**SOURCE DATA**

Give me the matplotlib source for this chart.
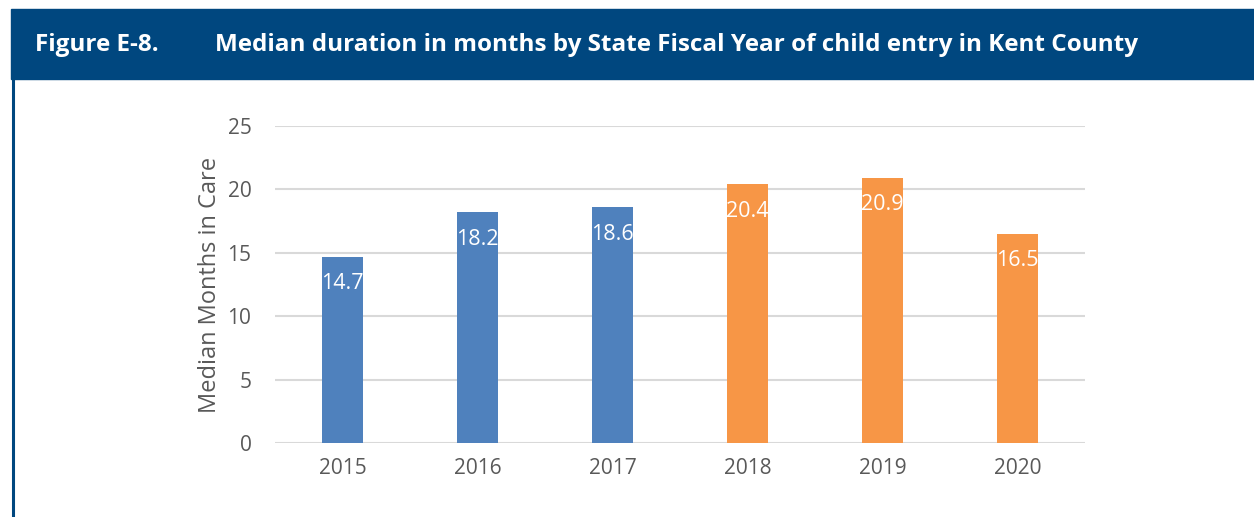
import matplotlib.pyplot as plt
from matplotlib.patches import Rectangle
from matplotlib.lines import Line2D

# Data
years = ['2015', '2016', '2017', '2018', '2019', '2020']
months = [14.7, 18.2, 18.6, 20.4, 20.9, 16.5]
colors = ['#4F81BD', '#4F81BD', '#4F81BD', '#F79646', '#F79646', '#F79646']
yticks = [0, 5, 10, 15, 20, 25]

W, H = 1254, 517
fig = plt.figure(figsize=(W / 100, H / 100), dpi=100)

# header band and left border
navy = '#00477F'
fig.patches.append(Rectangle((11 / W, 1 - 79 / H), 1 - 11 / W, 70 / H,
                             transform=fig.transFigure, color=navy, zorder=0))
fig.lines.append(Line2D([12.5 / W, 12.5 / W], [0, 1 - 79 / H],
                        transform=fig.transFigure, color=navy, lw=2.2))
fig.text(35 / W, 1 - 45 / H, 'Figure E-8.', color='white', fontsize=17.5,
         fontweight='bold', family='Open Sans', va='center')
fig.text(215 / W, 1 - 45 / H,
         'Median duration in months by State Fiscal Year of child entry in Kent County',
         color='white', fontsize=17.5, fontweight='bold', family='Open Sans', va='center')

ax = fig.add_axes([275 / W, 1 - 443 / H, 810 / W, 317 / H])
x = range(len(years))
bars = ax.bar(x, months, width=0.31, color=colors, zorder=2)
for xi, v in zip(x, months):
    ax.annotate(f'{v}', (xi, v), xytext=(0, -27), textcoords='offset pixels',
                ha='center', va='center', color='white', fontsize=15.5,
                family='Open Sans')

ax.set_xlim(-0.5, len(years) - 0.5)
ax.set_ylim(0, 25)
ax.set_yticks(yticks)
ax.set_xticks(list(x))
ax.set_xticklabels(years)
ax.yaxis.grid(True, color='#D9D9D9', lw=1.5, zorder=0)
ax.set_axisbelow(True)
for s in ax.spines.values():
    s.set_visible(False)
ax.tick_params(length=0, labelsize=15, labelcolor='#595959')
ax.tick_params(axis='x', pad=11)
ax.tick_params(axis='y', pad=17)
for lab in ax.get_xticklabels() + ax.get_yticklabels():
    lab.set_family('Open Sans')
ax.set_ylabel('Median Months in Care', fontsize=17, color='#595959',
              family='Open Sans', labelpad=4)

fig.savefig('out.png', dpi=100)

**TASK DESCRIPTION**
Quote the data above in full and without alteration; skip the pictures.

**EXPECTED ANSWER**
Give me the matplotlib source for this chart.
import matplotlib.pyplot as plt
from matplotlib.patches import Rectangle
from matplotlib.lines import Line2D

# Data
years = ['2015', '2016', '2017', '2018', '2019', '2020']
months = [14.7, 18.2, 18.6, 20.4, 20.9, 16.5]
colors = ['#4F81BD', '#4F81BD', '#4F81BD', '#F79646', '#F79646', '#F79646']
yticks = [0, 5, 10, 15, 20, 25]

W, H = 1254, 517
fig = plt.figure(figsize=(W / 100, H / 100), dpi=100)

# header band and left border
navy = '#00477F'
fig.patches.append(Rectangle((11 / W, 1 - 79 / H), 1 - 11 / W, 70 / H,
                             transform=fig.transFigure, color=navy, zorder=0))
fig.lines.append(Line2D([12.5 / W, 12.5 / W], [0, 1 - 79 / H],
                        transform=fig.transFigure, color=navy, lw=2.2))
fig.text(35 / W, 1 - 45 / H, 'Figure E-8.', color='white', fontsize=17.5,
         fontweight='bold', family='Open Sans', va='center')
fig.text(215 / W, 1 - 45 / H,
         'Median duration in months by State Fiscal Year of child entry in Kent County',
         color='white', fontsize=17.5, fontweight='bold', family='Open Sans', va='center')

ax = fig.add_axes([275 / W, 1 - 443 / H, 810 / W, 317 / H])
x = range(len(years))
bars = ax.bar(x, months, width=0.31, color=colors, zorder=2)
for xi, v in zip(x, months):
    ax.annotate(f'{v}', (xi, v), xytext=(0, -27), textcoords='offset pixels',
                ha='center', va='center', color='white', fontsize=15.5,
                family='Open Sans')

ax.set_xlim(-0.5, len(years) - 0.5)
ax.set_ylim(0, 25)
ax.set_yticks(yticks)
ax.set_xticks(list(x))
ax.set_xticklabels(years)
ax.yaxis.grid(True, color='#D9D9D9', lw=1.5, zorder=0)
ax.set_axisbelow(True)
for s in ax.spines.values():
    s.set_visible(False)
ax.tick_params(length=0, labelsize=15, labelcolor='#595959')
ax.tick_params(axis='x', pad=11)
ax.tick_params(axis='y', pad=17)
for lab in ax.get_xticklabels() + ax.get_yticklabels():
    lab.set_family('Open Sans')
ax.set_ylabel('Median Months in Care', fontsize=17, color='#595959',
              family='Open Sans', labelpad=4)

fig.savefig('out.png', dpi=100)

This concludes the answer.